Published 20 September 2012
|Written by Martyn Day|
In the last edition we looked at the latest release of Graphisoft’s ArchiCAD. Since then there have been a number of changes to its product range and pricing.
Since then there have been a number of changes to its product range and pricing.
Graphisoft’s UK operations have recently been restructured. Reseller Applecore Designs now operates as Graphisoft Connect, the only UK reseller of commercial ArchiCAD, taking on responsibility for other areas such as marketing. Scott Berry of AppleCore Design talks to AEC about how this will affect its product offering.
Last year AEC looked at an entry-level product bundle from Graphisoft called ArchiCAD Start. This was based on the previous release of ArchiCAD and would get architects into BIM for less than £1,000.
This product has segued into ArchiCAD Solo, which was put together at the request of Graphisoft UK, and offers great entry-level value for money.
While the Start version of ArchiCAD always lagged the current version, Solo ships at the same time as the current Teamwork version. The package includes energy evaluation, workbooks, a range of 2D detailing objects (roof tiles, brick and block, etc), and local content as well as 12 months service for upgrades for £1,699.
ArchiCAD 16 Solo includes all the modelling capabilities of Teamwork such as Morph, Shell, new multiplane roof, complex profiles as well sketch rendering, publisher and the renovation workflow. It does not include Lightworks rendering nor the BIM Server/Teamwork technology.
The MEP variant of ArchiCAD Solo is also available at the same price (but does not include the detail library).
Graphisoft offers a unique model sharing capability called BIM Explorer (BIMx), which allows for the distribution of models.

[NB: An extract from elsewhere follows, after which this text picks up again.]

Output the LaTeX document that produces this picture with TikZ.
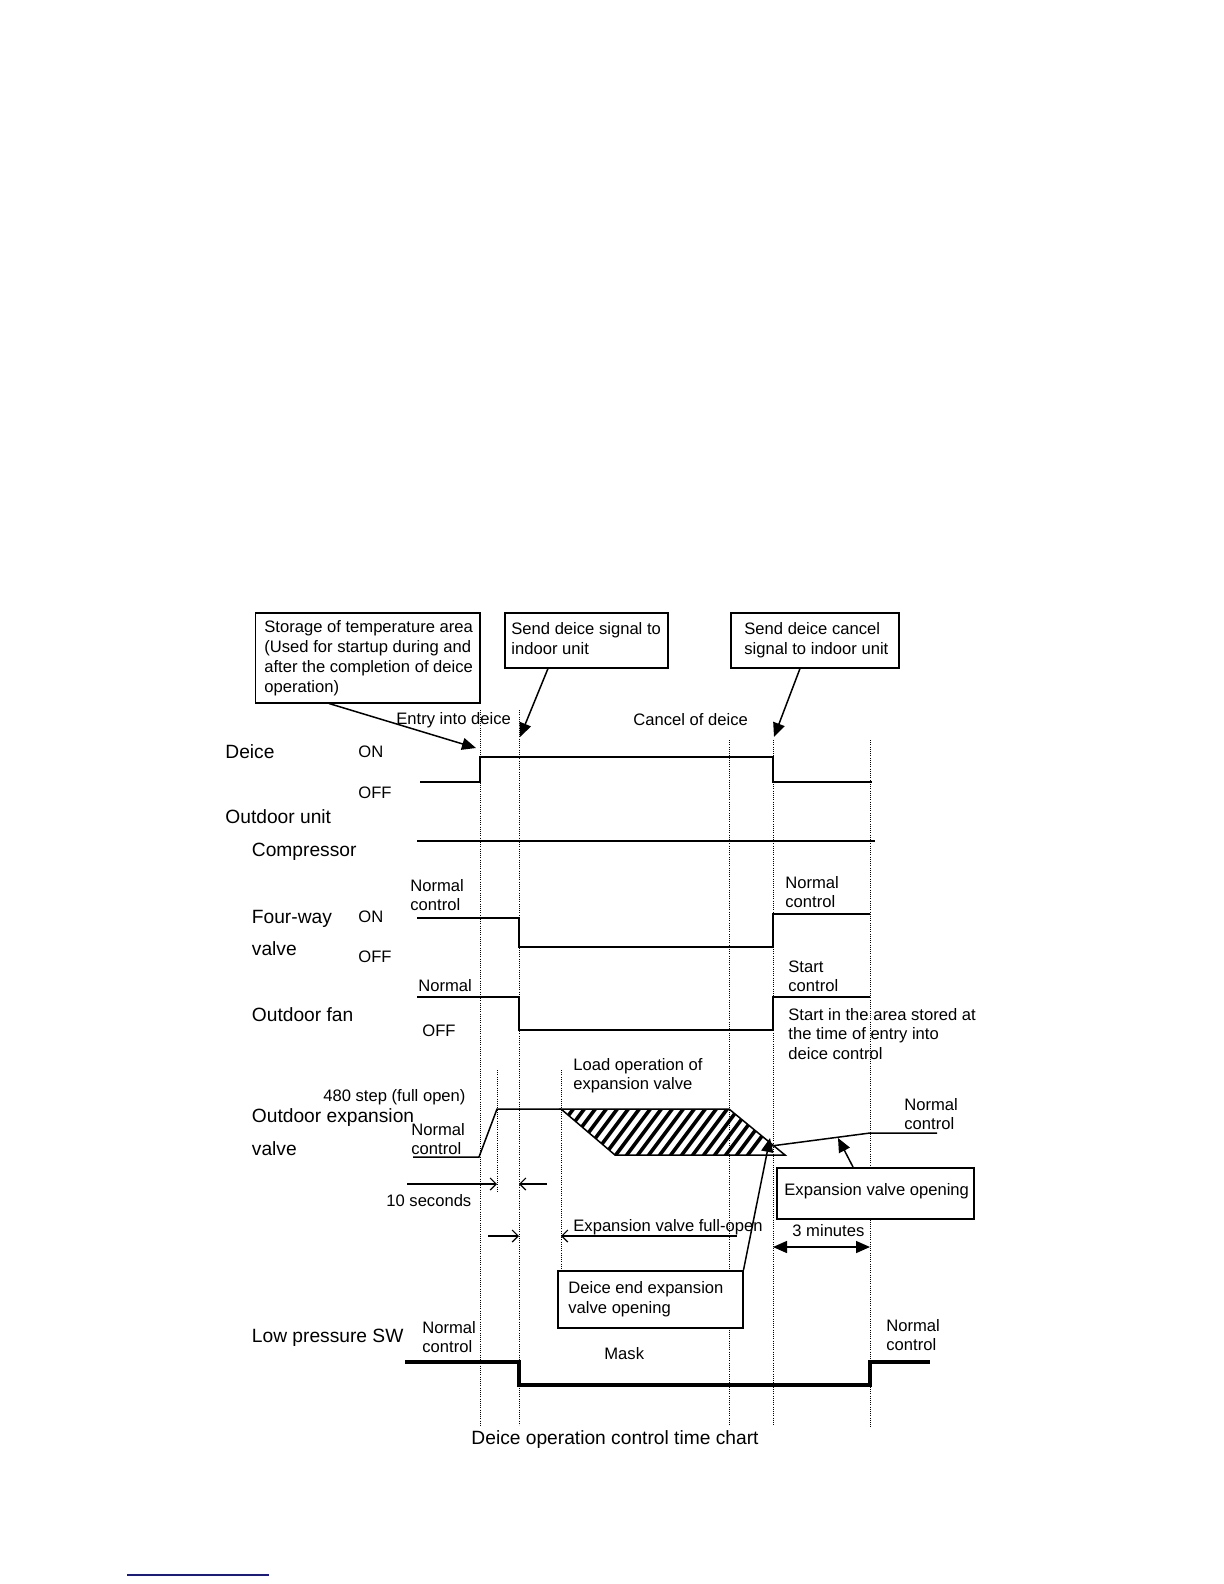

The self-extracting files run on PC, Mac, iOS and Android. BIMx can be added at the point of sale bringing the cost of the whole Graphisoft BIM Solo package to a total of £1,899.
ArchiCAD 16 Solo supports multi-core processing and runs natively on PC (as a 32-bit application) and Mac OS (64-bit). On upgrade to the full version of ArchiCAD all money paid for Solo is discounted off the full copy of ArchiCAD Teamwork.
ArchiCAD Solo is a powerful entry-level system, a good starting point to get into BIM from 2D CAD, with a no-loss upgrade path. Firms that need multiple seats will be better off with the full version with Teamwork capability.
The omission of high-end rendering could be easily rectified with the purchase of the Abvents Artlantis, which costs from £391 and integrates well with ArchiCAD.
ArchiCAD licencing works on a concurrent basis, with users free to install software on as many machines as required. Both versions use hardware keys as software protection. While this locking annoys some, it allows considerable flexibility when using the software dynamically. For instance a license of ArchiCAD can be ‘borrowed’ for up to 28 days, say, for a laptop while on site.
It enables software rental based on three, six or 12 months. Prices start at £657 per quarter (including upgrades in the rental period) and works out at £477 per quarter over a 12-month hire. This could be used to evaluate the software or for overflow requirements should a project require more users, without adding to future software overheads.
The entry level BIM market will become a battleground over the coming year. Autodesk has quietly announced the availability of Autodesk Revit LT, formerly Project Spark on Autodesk Labs (see page 8). With Graphisoft offering a very capable entry level solution, designers will have a choice, or could afford to have copies of each should a project demand it.